Originally posted by Nesster The argument that a given regulation accomplishes nothing by citing a few individuals or law breakers is not a good one. Regulation of course is aimed at reducing the overall rate of something - or increasing it, depending on what's aimed for. The fact that people run red lights and get into accidents does not invalidate traffic lights.
Also, taking an example of when photography changed the world (I think for the better, libertarians probably think for the worse): W. Eugene Smith's Minamata series.
Of course industry tried all the usual tactics to allow them to dump mercury, but public outcry caused regulations which curtailed the practice. Is there still mercury dumping? Probably. Is it on the pre-regulation scale? Definitely not.
Here's another thing about many regulations: initially 'controversial' because businesses resist these tooth and nail, eventually they become accepted as common practice... Yet, even more so than individual humans, corporations (and governments) will revert unless the regulations are enforced. The fact that they tend to be so complex (as I've written before) has to do with all the law suits filed by corporations & their lawyers' continuing search for loopholes and ways around the regulations. So if businesses just followed the damn laws instead of figuring out how to bypass them, the cost of regulation would be a lot less.
There does not need to be a regulation against mercury dumping. The people who are going to do it will, regardless of the regulations. What has curtailed the activity is the fact that people can seek huge monetary damages if health or property has been harmed by the dumping. What photographers and the media did was add transparency and shine a light on the issue. The regulations are irrelevant. If you can show you suffered harm from the dumping of mercury, then you will own the company. What happens to a company that gets caught dumping (even if there are no regulations)? The outrage from the public will bankrupt the company the the owners will have their faces plastered all over the internet and TV. The punishment imposed by the public and through civil suits will dwarf any government regulation or penalty.
The internet and individuals with cameras (still & video) will do more to combat abuse than any regulation. Civil courts and free markets will impose stiffer penalties than any government regulation. Anyone remember the ABC "Prime Time" story on Food Lion back in the 90's? They showed undercover video tape of Food Lion employees repackaging expired meats and unsanitary food handling conditions. Food Lion was the fastest growing chain at that time. The public reaction was so sever it almost bankrupted Food Lion. Food Lion was non-Union and had been fighting the union for years. Once the unedited tapes were in court (Food Lion sued ABC) we see that the events were staged by employees trying to unionize the workers and footage was edited to show Food Lion in the worst possible way.
The Lion's Share ABC worked with the union to create the story and ended up paying $5,000,000.00 in damages to Food Lion. Public opinion and the free markets are much stricter than any government regulation.
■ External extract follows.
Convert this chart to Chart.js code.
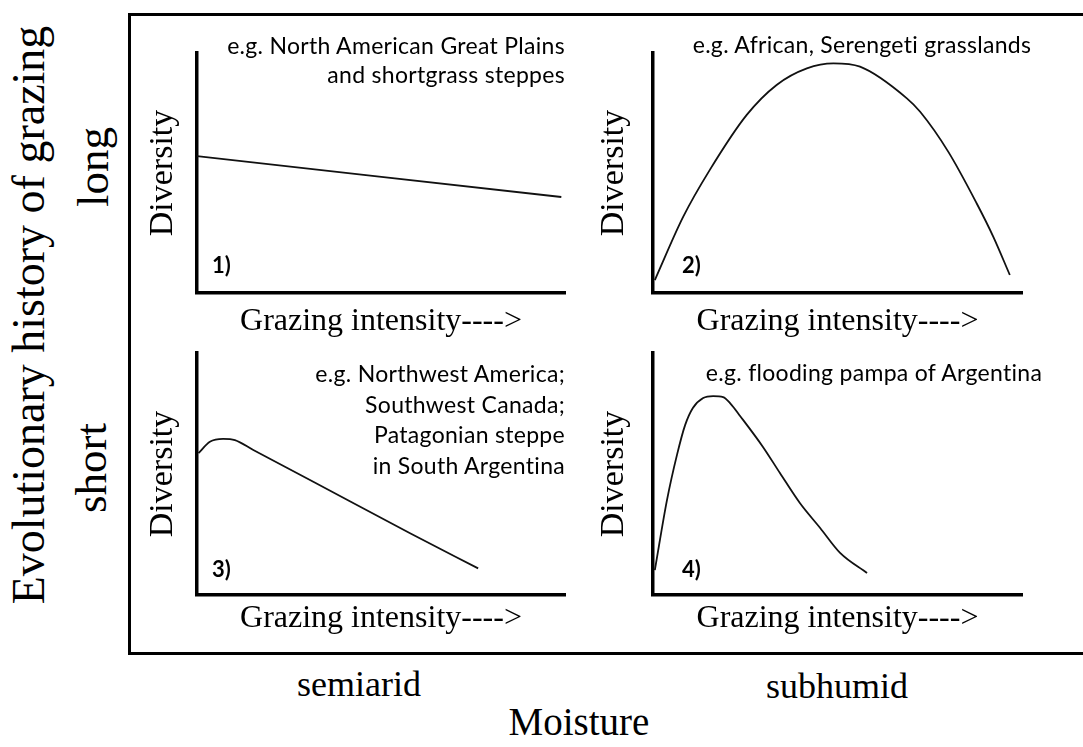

The banks in the Cayman Islands are relatively unregulated (compared to American Banks) and offer no form of deposit insurance, yet people put millions in those banks. The banks in the Cayman Islands do report information to the IRS for US account holders. Why do people put millions in minimally regulated, uninsured banks? If you think it is for money laundering then you have seen too many movies. Their banks have an excellent reputation for quality investments and low risk. If that reputation were to come into question people would withdraw their money and the banks would fail. There is no need for regulations. Basic laws regarding property rights and civil liberties are all that need to be enforced.
Free markets eliminate the complexity. To use the credit rating agencies as an example. Prior to the regulations the agencies worked for the buyer and IF you wanted to hire an agency to evaluate the quality of the debt in question you could, but you did not have to. You could buy un-rated debt. Several companies developed reputations for high quality debt and they could sell on reputation. If the debt is structured so that it is too complicated for the buyer to understand they can hire a rating agency, but that adds cost and lowers the value of the debt. Sellers had an incentive to provide high quality debt that was not complex in structure. Since the credit rating agency worked for the buyer, they had every incentive to protect the buyer from buying toxic debt. How much of the current crisis could have been avoided if the current regulations had not been in place?
A Brief History of Credit Rating Agencies: How Financial Regulation Entrenched this Industry's Role in the Subprime Mortgage Debacle of 2007 - 2008 | Mercatus
You may not like my use of specific examples to prove a point, but I think it is pointless to talk is broad/vague/general terms. The real world effects are not broad/vague/general. I prefer to look at real world effects of these regulations. Rating agencies made billions, debt sellers made billions, and debt buyers/taxpayers got screwed. Who were these regulations designed to protect?